Fuoco solo per modo di dire: la deferenza universale guadagnata in quasi trenta anni di carriera e la recente esplosione del nuovo singolo rendono il gruppo, se possibile, ancora piu’ sicuro, rilassato, pronto per quella che si rivelerà la prevista passerella di velluto. Vero è che le vecchie tensioni, seppure mai esistite fuori dagli articoli di gossip, restano oggi un pallido ricordo: i Depeche Mode si scambiano sorrisi , commentano fra loro le domande poste prima ancora che vengano tradotte in inglese, lo stesso Fletch esercita il suo umorismo sulla strana buona forma di Dave, per poi rimarcarne la partecipazione nel nuovo progetto in uscita tra meno di due mesi. Di suo – e questa è la cosa piu’ confortante – Gahan definisce in modo assai diverso la sua posizione nello sviluppo del nuovo album. Colui che appena pochi anni fa si dichiarava un artista claustrofobico e sovrastato dell’egocentrismo di Gore, oggi è felice, per sua precisa ammissione, di vestire i panni della riserva in grado di entrare in campo per gli spezzoni finali della partita. A risultato già acquisito, aggiungiamo noi. Sarà stata la saggezza dell’età piu’ matura o piu’ verosimilmente l’impatto contenuto dei suoi progetti solisti, ma oggi il cantante dei Depeche Mode sembra aver deposto le proprie ali personali per ripararsi sotto quelle di Martin Gore e sentirsi allo stesso tempo “ancora piu’ partecipe della vita del gruppo”. Passato presente e futuro si ricongiungono. Una normalità che fa notizia.

Insomma, nei Depeche Mode di oggi non si intravedono crepe (ed il fenomeno sembra curiosamente ripetersi sul viso di Gore, fresco come mai) se non quelle di una sicurezza eccessiva, legata alla dichiarata facilità con la quale il nuovo album è stato concepito e realizzato ed alla spavalderia con la quale il gruppo affronta la sfida delle grandissime arene italiane.

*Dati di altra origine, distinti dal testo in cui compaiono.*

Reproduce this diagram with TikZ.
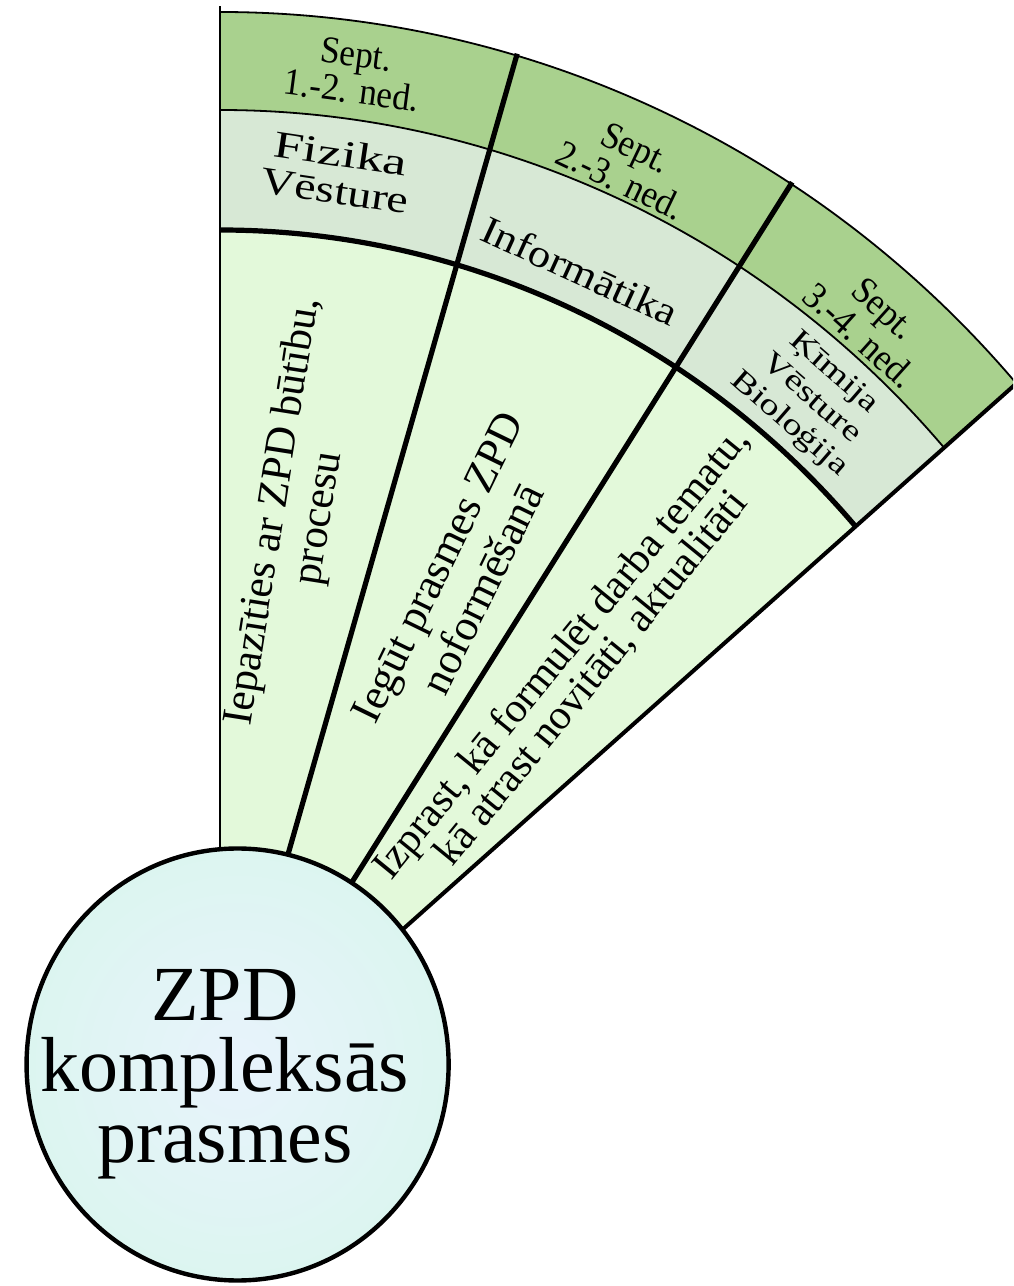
\documentclass[tikz,border=0pt]{standalone}
\usepackage{fontspec}
\usepackage{graphicx}
\setmainfont{Liberation Serif}
\definecolor{datefill}{RGB}{169,209,142}
\definecolor{subjfill}{RGB}{215,232,213}
\definecolor{mainfill}{RGB}{227,249,218}
\definecolor{circout}{RGB}{220,245,240}
\definecolor{circin}{RGB}{232,243,252}
\begin{document}
\begin{tikzpicture}[x=0.5pt, y=0.5pt,
  thinline/.style={line width=0.9pt, line join=round},
  thickline/.style={line width=2.6pt},
  edgeline/.style={line width=2pt},
  datelbl/.style={font=\fontsize{19}{16.5}\selectfont, align=center, inner sep=0pt, xscale=0.93},
  subjlbl/.style={font=\fontsize{19}{18.5}\selectfont, align=center, inner sep=0pt},
  smallsubj/.style={font=\fontsize{15}{17}\selectfont, align=center, inner sep=0pt, xscale=1.3},
  mainlbl/.style={font=\fontsize{21.5}{23}\selectfont, align=center, inner sep=0pt},
  hublbl/.style={font=\fontsize{39}{35.5}\selectfont, align=center, inner sep=0pt}]
\useasboundingbox (-220,-194) rectangle (793,1092);
\clip (-220,-194) rectangle (793,1092);

\begin{scope}[xscale=0.977]
  % fills
  \fill[mainfill] (0,0) -- (90:862) arc[start angle=90, end angle=41, radius=862] -- cycle;
  \fill[subjfill] (90:862) -- (90:982) arc[start angle=90, end angle=41, radius=982]
     -- (41:862) arc[start angle=41, end angle=90, radius=862] -- cycle;
  \fill[datefill] (90:982) -- (90:1080) arc[start angle=90, end angle=41, radius=1080]
     -- (41:982) arc[start angle=41, end angle=90, radius=982] -- cycle;
  % lines
  \draw[thinline] (90:1080) arc[start angle=90, end angle=41, radius=1080];
  \draw[thinline] (90:982) arc[start angle=90, end angle=41, radius=982];
  \draw[thinline] (0,0) -- (90:1086);
  \draw[thickline] (90:862) arc[start angle=90, end angle=41, radius=862];
  \draw[thickline] (0,0) -- (73.67:1082);
  \draw[thickline] (0,0) -- (57.23:1082);
  \draw[edgeline] (0,0) -- (41:1082);
  % hub circle (same slight horizontal compression as the fan)
  \draw[line width=2.2pt, inner color=circin, outer color=circout] (18,27.5) circle[radius=216];
\end{scope}

\node[hublbl] (hubtext) at (5,18) {ZPD\\kompleksās\\prasmes};

% date band
\node[rotate=-7.5, datelbl] (d1) at (134,1019.5) {Sept.\\1.-2. ned.};
\node[rotate=-25.5, datelbl] (d2) at (408,928) {Sept.\\2.-3. ned.};
\node[rotate=-42, datelbl] (d3) at (652,770) {Sept.\\3.-4. ned.};

% subject band
\node[rotate=-8.5, subjlbl] (s1) at (118,920) {\scalebox{1.42}[1]{Fizika}\\\scalebox{1.26}[1]{Vēsture}};
\node[rotate=-24.5, subjlbl, font=\fontsize{19.5}{19}\selectfont, xscale=1.15] (s2) at (360,821) {Informātika};
\node[rotate=-41, smallsubj] (s3) at (591,693) {Ķīmija\\Vēsture\\Bioloģija};

% main area
\node[rotate=81, mainlbl] (m1) at (77,577) {Iepazīties ar ZPD būtību,\\procesu};
\node[rotate=64, mainlbl, font=\fontsize{22}{25}\selectfont] (m2) at (240,514) {Iegūt prasmes ZPD\\noformēšanā};
\node[rotate=50.8, mainlbl, font=\fontsize{21}{19.5}\selectfont] (m3) at (357,426) {Izprast, kā formulēt darba tematu,\\kā atrast novitāti, aktualitāti};
\end{tikzpicture}
\end{document}
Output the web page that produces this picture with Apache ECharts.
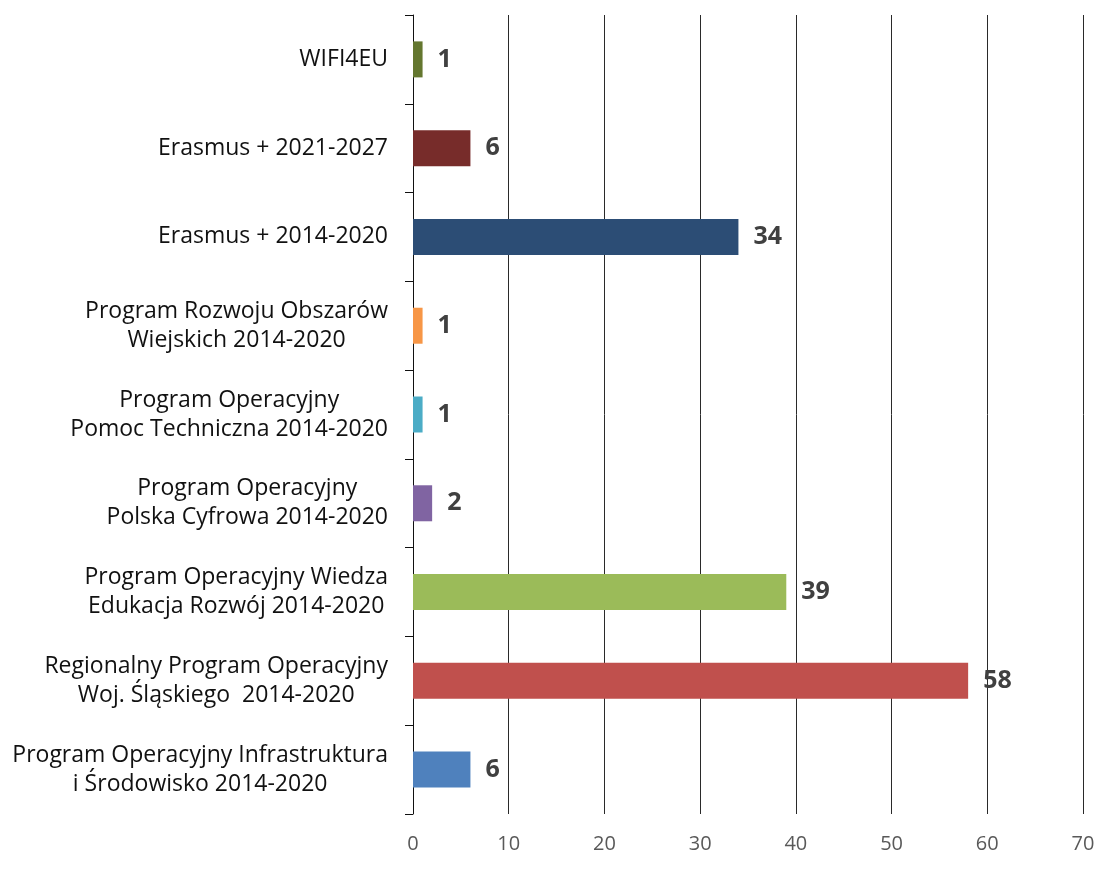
<!DOCTYPE html>
<html>
<head>
<meta charset="utf-8">
<script src="https://cdn.jsdelivr.net/npm/echarts@6/dist/echarts.min.js"></script>
<style>
    html, body { margin: 0; padding: 0; background: #fff; }
    #chart { width: 1102px; height: 879px; }
</style>
</head>
<body>
<div id="chart"></div>
<script>
    // top-down order, as in the picture
    var categories = [
        "WIFI4EU",
        "Erasmus + 2021-2027",
        "Erasmus + 2014-2020",
        "Program Rozwoju Obszarów\nWiejskich 2014-2020",
        "Program Operacyjny\nPomoc Techniczna 2014-2020",
        "Program Operacyjny\nPolska Cyfrowa 2014-2020",
        "Program Operacyjny Wiedza\nEdukacja Rozwój 2014-2020",
        "Regionalny Program Operacyjny\nWoj. Śląskiego  2014-2020",
        "Program Operacyjny Infrastruktura\ni Środowisko 2014-2020"
    ];
    var values = [1, 6, 34, 1, 1, 2, 39, 58, 6];
    var colors = ["#64772F", "#772C2A", "#2C4D75", "#F79646", "#4BACC6", "#8064A2", "#9BBB59", "#C0504D", "#4F81BD"];

    var chart = echarts.init(document.getElementById("chart"));
    chart.setOption({
        animation: false,
        textStyle: { fontFamily: "Open Sans" },
        grid: { left: 413, right: 19, top: 15, bottom: 65 },
        xAxis: {
            type: "value",
            min: 0,
            max: 70,
            interval: 10,
            axisLine: { show: false },
            axisTick: { show: false },
            splitLine: { show: true, lineStyle: { color: "#2a2a2a", width: 1 } },
            axisLabel: { color: "#595959", fontSize: 20, margin: 20 }
        },
        yAxis: {
            type: "category",
            inverse: true,
            data: categories,
            axisLine: { show: true, lineStyle: { color: "#111", width: 1 } },
            axisTick: { show: true, length: 8, lineStyle: { color: "#111" } },
            axisLabel: {
                margin: 25,
                formatter: function (v) {
                    return v.split("\n").map(function (s) { return "{c|" + s + "}"; }).join("\n");
                },
                rich: {
                    c: { align: "center", fontSize: 23, lineHeight: 29, color: "#111", fontFamily: "Open Sans" }
                }
            }
        },
        series: [{
            type: "bar",
            barWidth: 36,
            data: values.map(function (v, i) {
                return { value: v, itemStyle: { color: colors[i] } };
            }),
            label: {
                show: true,
                position: "right",
                distance: 15,
                fontSize: 25,
                fontWeight: "bold",
                color: "#404040"
            }
        }]
    });
</script>
</body>
</html>
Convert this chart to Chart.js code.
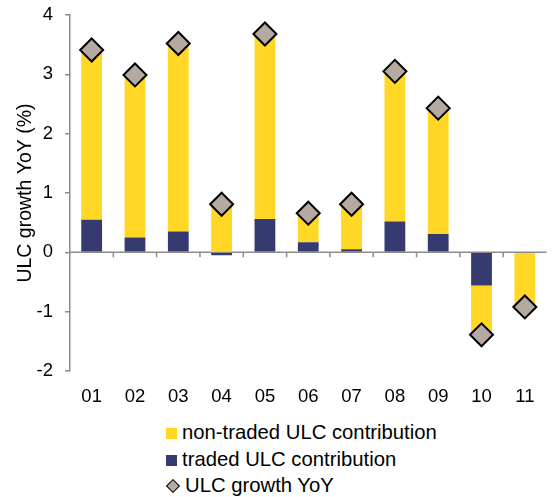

Il rinnovato supporto scenografico di Corbjin, fidato compagno di merende ed amico da aiutare nel momento di difficoltà economica, fornisce ai Depeche la base di una nuova scommessa che non hanno paura di perdere, nonostante locations impegnative che potrebbero penalizzare un sound non propriamente da stadio. Dave a tal proposito non esita a ricordare una famosa serata a Pasadena: se la scommessa è già stata vinta in tempi non sospetti, perché temere un passo indietro?

Il resto della press conference fila via velocemente fra i soliti rimandi al concetto di peccato e rendenzione, ai riferimenti religiosi, al momento di lieve ripresa del mercato discografico. Quando al sottoscritto giunge l’opportunità di chiedere a Gore il perché di una ritrovata passione per i sintetizzatori di prima generazione, un equivoco di traduzione trasforma il prossimo album in quello che verrà poi. A Martin chiariro’ poco dopo che mi riferisco a Sounds Of The Universe. Ma prima sorride, replica, non elude l’argomento. La miglior risposta alla domanda che non avrei mai potuto fare.